Saturday 20 June 2009

Looking out of windows


Windows are great for focusing attention on what lies directly in view but they also block out a lot more. I once heard about an airforce base where half a wall was painted - the half the queen might see if she were to look out of the window during a visit she was making, the other half remained unpainted and unseen for years. For those of us engaged in Christian mission the "10-40 window" has, for some time now, focused our attention on that part of the world where most people have yet to gain any real exposure to the gospel of God's love in Jesus. Running from Morocco to China and Japan, and Turkey down to Sri Lanka, this window frames a particular approach to mission which is geographical, 'people group' focused, and strategic. Useful as this is, the danger however is that the longer we view the world out of this particular window the more likely we are to forget what we cannot see - the unpainted wall.


Recently I have been introduced to another window - totally non-geographic - the "4-14 nwindow" which frames our mission focus on the 40% of the world's population who are often unseen and unheard because they are children and young people. In a year which is focusing on the rights of the child , Christians do well to view our world through this child-view window. This window does not face the future ("children are our future") but rather gives us a unique view of the real world in which we live today, a world in which children take decisions, share faith, and shape our environment.

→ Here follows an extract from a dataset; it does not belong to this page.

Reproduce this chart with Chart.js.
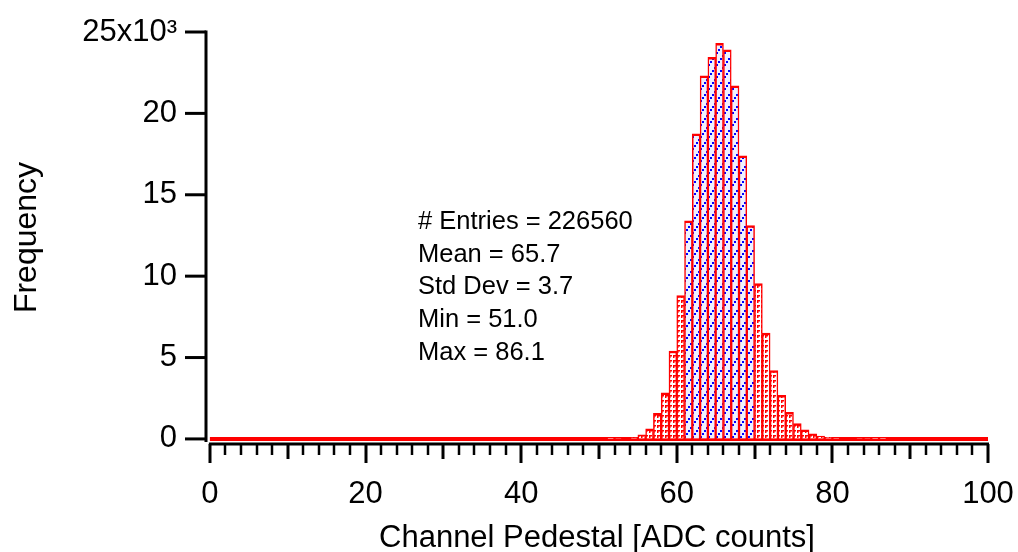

Windows can also look into each other. For an intersting "4-14" look into the "10-40" window see Windowkids.

Monday 15 June 2009

Chosen vulnerability


Today I have been facilitating a small group of international missiologist. We are working on a contribution for the Edinburgh 2010 Study process and have participants from South Africa, Zambia, Kenya, Indonesia, India, Korea, Norway, Belarus and the UK. A great group to work with! Our Indian colleague, Monica Melanchthon (right), was unable to join us so I ended up reading her paper to the group and was so struck by one short passage that I want to repeat it here. She writes:


When someone who has no need to be vulnerable becomes vulnerable in order to identify with those that are, and together with them struggles to be resilient against all death dealing forces, structures and systems, and thus together with them moves towards a society transformed—of justice, and communion , then he or she participates in the vulnerable mission of God. The kind of mission that is required here is not of contemplative theologizing but liberative action in solidarity with the oppressed. It is a solidarity that is built on a relationship of complete vulnerability and identification with the oppressed community; sustained by a process of mutual giving and receiving, and nurtured by seeing in the other the ethical demand of responsibility.